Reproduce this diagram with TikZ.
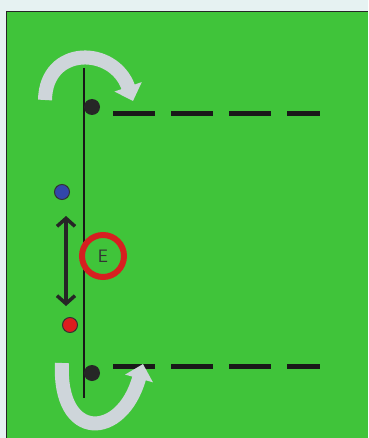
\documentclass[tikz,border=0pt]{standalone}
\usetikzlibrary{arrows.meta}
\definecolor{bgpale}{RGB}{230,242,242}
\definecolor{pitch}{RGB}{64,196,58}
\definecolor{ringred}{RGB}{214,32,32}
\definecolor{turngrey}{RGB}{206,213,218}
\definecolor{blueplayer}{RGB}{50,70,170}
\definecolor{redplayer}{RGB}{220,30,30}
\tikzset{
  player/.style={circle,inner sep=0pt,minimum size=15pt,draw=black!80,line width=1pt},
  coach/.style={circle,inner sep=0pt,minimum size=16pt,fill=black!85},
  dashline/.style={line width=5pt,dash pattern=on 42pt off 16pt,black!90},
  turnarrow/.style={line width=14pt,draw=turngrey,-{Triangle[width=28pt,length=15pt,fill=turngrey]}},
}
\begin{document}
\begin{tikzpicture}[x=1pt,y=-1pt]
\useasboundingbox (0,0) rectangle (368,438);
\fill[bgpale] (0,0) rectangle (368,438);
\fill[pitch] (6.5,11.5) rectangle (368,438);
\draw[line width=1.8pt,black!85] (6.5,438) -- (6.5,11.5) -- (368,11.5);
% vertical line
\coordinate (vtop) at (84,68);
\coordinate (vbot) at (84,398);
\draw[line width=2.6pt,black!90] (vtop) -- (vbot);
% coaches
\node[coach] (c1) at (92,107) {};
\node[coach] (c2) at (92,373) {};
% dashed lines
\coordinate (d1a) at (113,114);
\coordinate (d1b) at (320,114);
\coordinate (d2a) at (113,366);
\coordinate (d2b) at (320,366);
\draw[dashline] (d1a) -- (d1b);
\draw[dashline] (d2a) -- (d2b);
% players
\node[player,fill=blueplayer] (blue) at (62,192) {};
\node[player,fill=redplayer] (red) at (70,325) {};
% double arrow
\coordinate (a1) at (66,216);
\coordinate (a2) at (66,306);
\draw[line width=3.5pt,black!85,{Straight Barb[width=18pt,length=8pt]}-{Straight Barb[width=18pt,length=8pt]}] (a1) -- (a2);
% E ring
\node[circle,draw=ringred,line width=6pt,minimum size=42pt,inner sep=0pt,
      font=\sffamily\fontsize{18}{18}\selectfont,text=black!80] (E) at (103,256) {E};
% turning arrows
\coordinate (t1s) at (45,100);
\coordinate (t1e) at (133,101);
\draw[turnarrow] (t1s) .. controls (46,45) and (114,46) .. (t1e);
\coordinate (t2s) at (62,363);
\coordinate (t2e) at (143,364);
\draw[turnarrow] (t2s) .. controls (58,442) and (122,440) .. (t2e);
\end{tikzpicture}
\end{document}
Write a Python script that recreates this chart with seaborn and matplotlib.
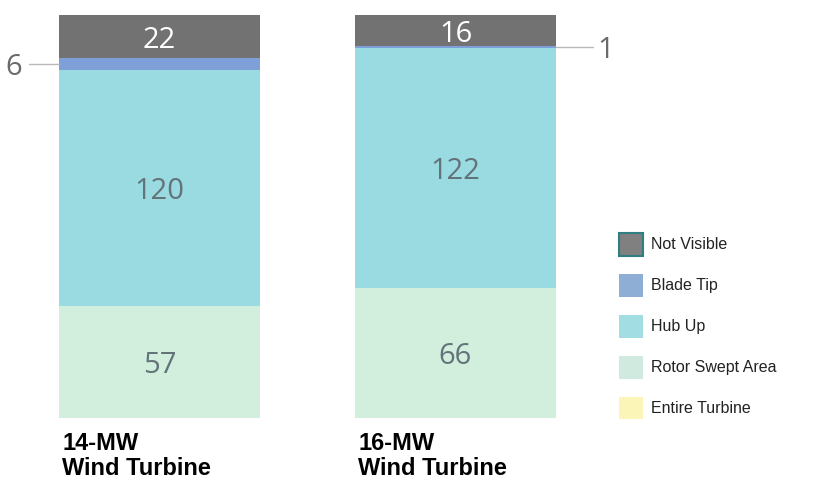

Goal:
Extract, from the listing above, every line where the string "with" occurs.

The reply:
Reproduce this diagram with TikZ.
Write a Python script that recreates this chart with seaborn and matplotlib.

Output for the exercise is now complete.